Join online communities for structured feedback: The Acrylic Pouring Facebook group (220,000+ members) offers technique critiques, and the r/PourPainting subreddit provides weekly challenge prompts with specific constraints.

Storage and Organization

Pre-mixed paints store in squeeze bottles for 2-3 weeks. Label each bottle with color name, brand, mixing date, and ratio used. Store bottles upside-down—paint settles, and this position keeps tips ready for use.

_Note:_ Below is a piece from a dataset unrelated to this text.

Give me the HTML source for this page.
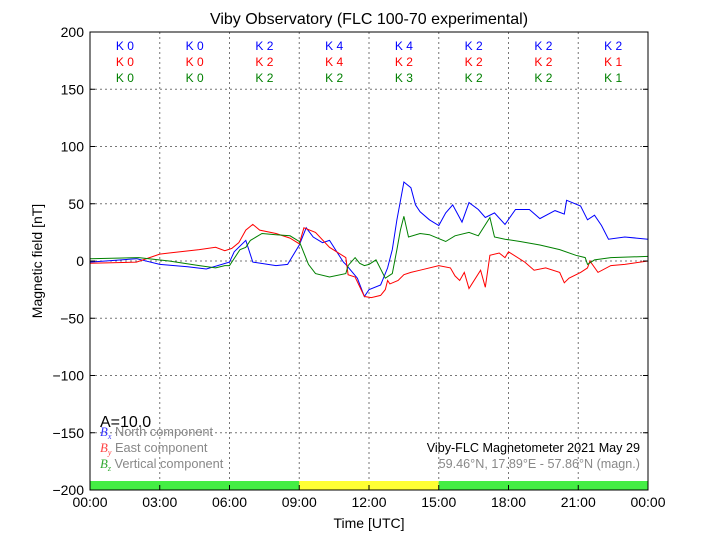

Finished pieces require flat storage during the curing phase. Stack canvases horizontally with 1-inch spacing using painter's pyramids or plastic cups. Never stack wet paintings directly on each other, even with protective paper—they will fuse together.

Cost Analysis for Budget Planning

A complete startup costs $65-$85 and produces 15-20 pieces before restocking:

  • Paints (5 colors): $20
  • Pouring medium (quart of Floetrol): $10
  • Canvases (12 pieces, 8x10): $18
  • Silicone oil: $10
  • Cups, gloves, sticks: $7

Per-piece supply cost: approximately $3.50 for 8x10 pieces, $5.50 for 12x12 pieces. Selling prices at local markets range $25-$45 for 8x10 pours and $45-$75 for 12x12 pieces, yielding material cost recovery after 3-4 sales.

Acrylic pouring rewards preparation and documentation. Record every ratio, photograph every result, and treat failed pieces as data points rather than defeats. The medium behaves predictably once the variables are controlled—and control, after all, is what organized creatives do best.